I have to determine whether the limit for $n \rightarrow \infty$ exists and, if so, I have to compute it
The Integral is:
$$K_n= \int_{(0,\infty)}\left(\frac{ne^x+1}{ne^{2x}+4x^2}\right)dλ(x)$$
I want to check if I have done everything right. So I can use the theorem of dominant convergence. Since $f_n=\frac{ne^x+1}{ne^{2x}+4x^2}$ are measurable $f_n$ converges to $\frac{1}{e^x}$ pointwise and $f_n \leq g(x):=2$ we can use the theorem:
we have that the limit exists and it is
\begin{align}\lim_{n \rightarrow \infty } \int_{(0,\infty)}\left(\frac{ne^x+1}{ne^{2x}+4x^2}\right)dλ(x)&=\int_{(0,\infty)}\lim_{n \rightarrow \infty }\left(\frac{ne^x+1}{ne^{2x}+4x^2}\right)dλ(x)\\&= \int_{(0,\infty)} \frac{1}{e^x}dλ(x)\end{align}
Is everything right or have I done some errors?

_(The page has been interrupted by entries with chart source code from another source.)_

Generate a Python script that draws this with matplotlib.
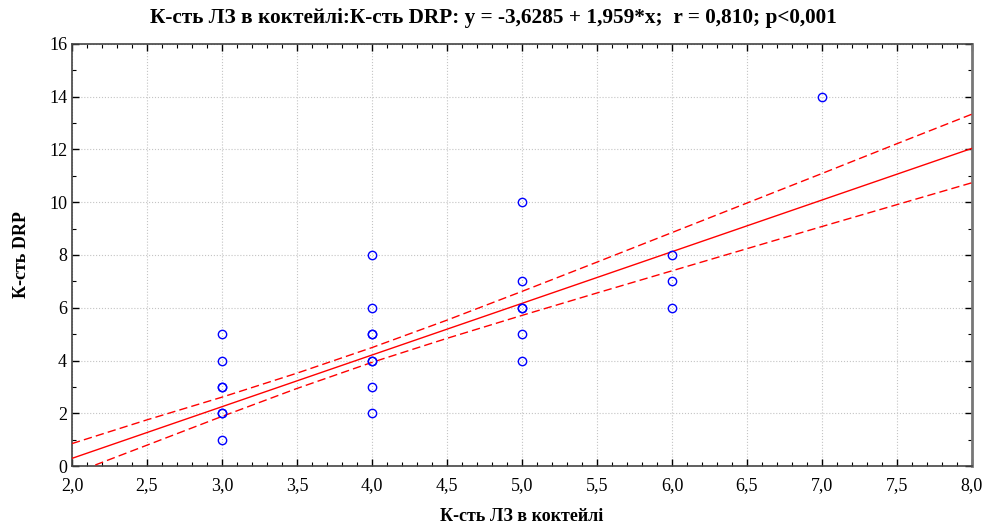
import matplotlib
matplotlib.use("Agg")
import matplotlib.pyplot as plt
from matplotlib.ticker import MultipleLocator, FuncFormatter

# scatter data: К-сть ЛЗ в коктейлі vs К-сть DRP
x_vals = [3, 3, 3, 3, 3, 3, 3,
          4, 4, 4, 4, 4, 4, 4, 4,
          5, 5, 5, 5, 5, 5,
          6, 6, 6,
          7]
y_vals = [1, 2, 2, 3, 3, 4, 5,
          2, 3, 4, 4, 5, 5, 6, 8,
          4, 5, 6, 6, 7, 10,
          6, 7, 8,
          14]

# regression coefficients from the title
intercept = -3.6285
slope = 1.959

# 95% confidence band
band_x = [2.0, 2.5, 3.0, 3.5, 4.0, 4.5, 5.0, 5.5, 6.0, 6.5, 7.0, 7.5, 8.0]
band_upper = [0.85, 1.75, 2.61, 3.52, 4.49, 5.53, 6.62, 7.73, 8.85, 9.97, 11.09, 12.22, 13.34]
band_lower = [-0.30, 0.79, 1.88, 2.94, 3.93, 4.84, 5.71, 6.56, 7.40, 8.24, 9.08, 9.91, 10.74]

title = "К-сть ЛЗ в коктейлі:К-сть DRP: y = -3,6285 + 1,959*x;  r = 0,810; p<0,001"
xlabel = "К-сть ЛЗ в коктейлі"
ylabel = "К-сть DRP"

plt.rcParams["font.family"] = ["Liberation Serif", "DejaVu Serif"]

fig = plt.figure(figsize=(9.87, 5.28), dpi=100)
ax = fig.add_axes([0.0729, 0.1174, 0.9119, 0.7993])

ax.grid(True, which="major", color="#c4c4c4", linestyle=":", linewidth=0.8)
ax.set_axisbelow(True)

line_x = [2.0, 8.0]
line_y = [intercept + slope * v for v in line_x]
ax.plot(line_x, line_y, color="red", linewidth=1.0, zorder=3)
ax.plot(band_x, band_upper, color="red", linewidth=1.0, linestyle=(0, (6, 3)), zorder=3)
ax.plot(band_x, band_lower, color="red", linewidth=1.0, linestyle=(0, (6, 3)), zorder=3)

ax.plot(x_vals, y_vals, linestyle="none", marker="o", markersize=6,
        markerfacecolor="none", markeredgecolor="blue", markeredgewidth=1.0, zorder=4)

ax.set_xlim(2, 8)
ax.set_ylim(0, 16)
ax.xaxis.set_major_locator(MultipleLocator(0.5))
ax.xaxis.set_minor_locator(MultipleLocator(0.1))
ax.yaxis.set_major_locator(MultipleLocator(2))
ax.yaxis.set_minor_locator(MultipleLocator(1))
ax.xaxis.set_major_formatter(FuncFormatter(lambda v, p: f"{v:.1f}".replace(".", ",")))
ax.yaxis.set_major_formatter(FuncFormatter(lambda v, p: f"{int(round(v))}"))

ax.tick_params(which="both", direction="in", top=True, right=True, labelsize=13, colors="black")
ax.tick_params(which="major", length=5, width=1)
ax.tick_params(which="minor", length=3, width=0.8)
ax.tick_params(axis="x", pad=8)
for s in ax.spines.values():
    s.set_color("#444444")
    s.set_linewidth(1.2)
ax.spines["right"].set_color("#777777")
ax.spines["right"].set_linewidth(2)

fig.suptitle(title, x=0.5, y=0.985, va="top", fontsize=15.3, fontweight="bold")
ax.set_xlabel(xlabel, fontsize=13, fontweight="bold", labelpad=10)
ax.set_ylabel(ylabel, fontsize=13, fontweight="bold", labelpad=14)

fig.savefig("out.png", dpi=100)
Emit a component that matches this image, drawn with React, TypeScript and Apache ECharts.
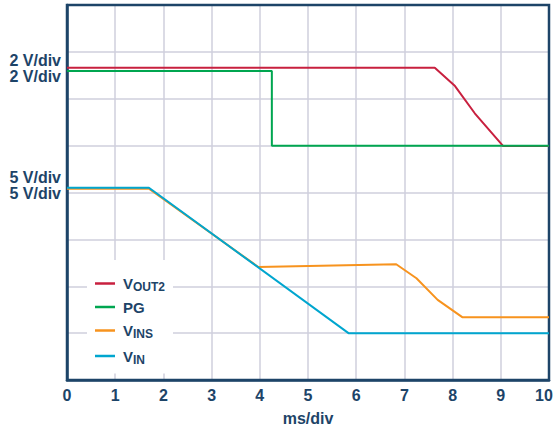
import React, { useEffect, useRef } from "react";
import * as echarts from "echarts";

// time in ms (1 ms/div), level in divisions above the bottom of the screen
const vout2X = [0, 7.63, 8.05, 8.46, 9.05, 10];
const vout2Y = [6.66, 6.66, 6.27, 5.69, 4.99, 4.99];
const pgX = [0, 4.25, 4.25, 10];
const pgY = [6.59, 6.59, 5.0, 5.0];
const vinsX = [0, 1.7, 3.97, 6.83, 7.25, 7.69, 8.2, 10];
const vinsY = [4.08, 4.08, 2.41, 2.47, 2.17, 1.71, 1.34, 1.34];
const vinX = [0, 1.7, 5.84, 10];
const vinY = [4.1, 4.1, 1.0, 1.0];
const xTicks = [0, 1, 2, 3, 4, 5, 6, 7, 8, 9, 10];
const seriesNames = ["VOUT2", "PG", "VINS", "VIN"];
const legendLabels: Record<string, string> = {
  VOUT2: "{v|V}{s|OUT2}",
  PG: "{v|PG}",
  VINS: "{v|V}{s|INS}",
  VIN: "{v|V}{s|IN}",
};
const scaleLabels = [
  { text: "2 V/div", y: 60 },
  { text: "2 V/div", y: 76 },
  { text: "5 V/div", y: 177 },
  { text: "5 V/div", y: 193 },
];

const NAVY = "#1d4468";
const FONT = "'Liberation Sans', Arial, sans-serif";
const colors = ["#c8203f", "#00a650", "#f7931e", "#00a6cf"];

const zip = (xs: number[], ys: number[]) => xs.map((x, i) => [x, ys[i]]);

export default function App() {
  const ref = useRef<HTMLDivElement>(null);
  useEffect(() => {
    document.body.style.margin = "0";
    const chart = echarts.init(ref.current!, null, { renderer: "svg" });
    const data = [zip(vout2X, vout2Y), zip(pgX, pgY), zip(vinsX, vinsY), zip(vinX, vinY)];
    const lastTick = xTicks[xTicks.length - 1];
    chart.setOption({
      animation: false,
      backgroundColor: "#ffffff",
      grid: {
        left: 67,
        right: 5,
        top: 5,
        bottom: 49,
        outerBoundsMode: "none",
        containLabel: false,
        show: true,
        borderColor: NAVY,
        borderWidth: 2.5,
        z: 3,
      },
      xAxis: {
        type: "value",
        min: 0,
        max: 10,
        interval: 1,
        name: "ms/div",
        nameLocation: "middle",
        nameGap: 30,
        nameTextStyle: { color: NAVY, fontWeight: "bold", fontSize: 16, fontFamily: FONT },
        axisLine: { show: true, lineStyle: { color: NAVY, width: 2.5 } },
        axisTick: { show: false },
        axisLabel: {
          color: NAVY,
          fontWeight: "bold",
          fontSize: 16,
          fontFamily: FONT,
          margin: 7,
          formatter: (v: number) =>
            v === lastTick ? `{e|${v}}` : xTicks.includes(v) ? String(v) : "",
          rich: {
            e: { color: NAVY, fontWeight: "bold", fontSize: 16, fontFamily: FONT, padding: [0, 10, 0, 0] },
          },
        },
        splitLine: { show: true, showMinLine: false, showMaxLine: false, lineStyle: { color: "#cfcfdd", width: 1.5 } },
      },
      yAxis: {
        type: "value",
        min: 0,
        max: 8,
        interval: 1,
        axisLine: { show: true, lineStyle: { color: NAVY, width: 2.5 } },
        axisTick: { show: false },
        axisLabel: { show: false },
        splitLine: { show: true, showMinLine: false, showMaxLine: false, lineStyle: { color: "#cfcfdd", width: 1.5 } },
      },
      legend: {
        orient: "vertical",
        left: 87,
        top: 260,
        padding: [14, 8, 8, 8],
        itemGap: 6.5,
        itemWidth: 20,
        itemHeight: 2.5,
        icon: "rect",
        backgroundColor: "#ffffff",
        data: seriesNames,
        formatter: (name: string) => legendLabels[name],
        textStyle: {
          color: NAVY,
          fontFamily: FONT,
          fontWeight: "bold",
          padding: [0, 0, 0, 3],
          rich: {
            v: { fontSize: 15, fontWeight: "bold", color: NAVY, fontFamily: FONT, lineHeight: 16 },
            s: { fontSize: 12, fontWeight: "bold", color: NAVY, fontFamily: FONT, padding: [7, 0, 0, 0], lineHeight: 16 },
          },
        },
      },
      graphic: scaleLabels.map((l) => ({
        type: "text",
        right: 554 - 61,
        top: l.y - 8,
        style: {
          text: l.text,
          fill: NAVY,
          font: `bold 16px ${FONT}`,
          textAlign: "right",
        },
      })),
      series: seriesNames.map((name, i) => ({
        name,
        type: "line",
        data: data[i],
        symbol: "none",
        color: colors[i],
        lineStyle: { width: 2, color: colors[i] },
        z: 5,
      })),
    });
    return () => chart.dispose();
  }, []);
  return <div ref={ref} style={{ width: 554, height: 429 }} />;
}
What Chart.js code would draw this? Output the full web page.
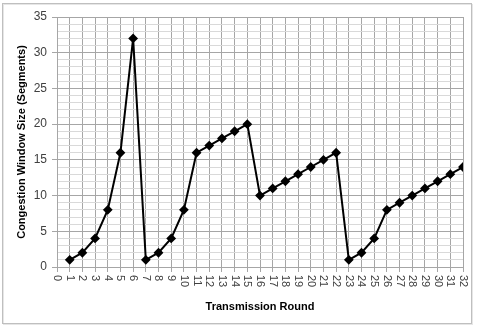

No you cannot say, that as $|f_{n}|\leq 2$ , you can apply DCT. That is not true. You need $g$ to be integrable. A constant function is not integrable unless the measure space is finite.
What you can to do is that $|f_{n}|\leq e^{-x}+\frac{1}{n}e^{-2x}\leq e^{-x}+e^{-2x}$ which is integrable and hence by the Dominated Convergence Theorem , you have the required conclusion such that $\lim\int_{(0,\infty)}f_{n}\,d\lambda = \int_{(0,\infty)}e^{-x}\,d\lambda=1$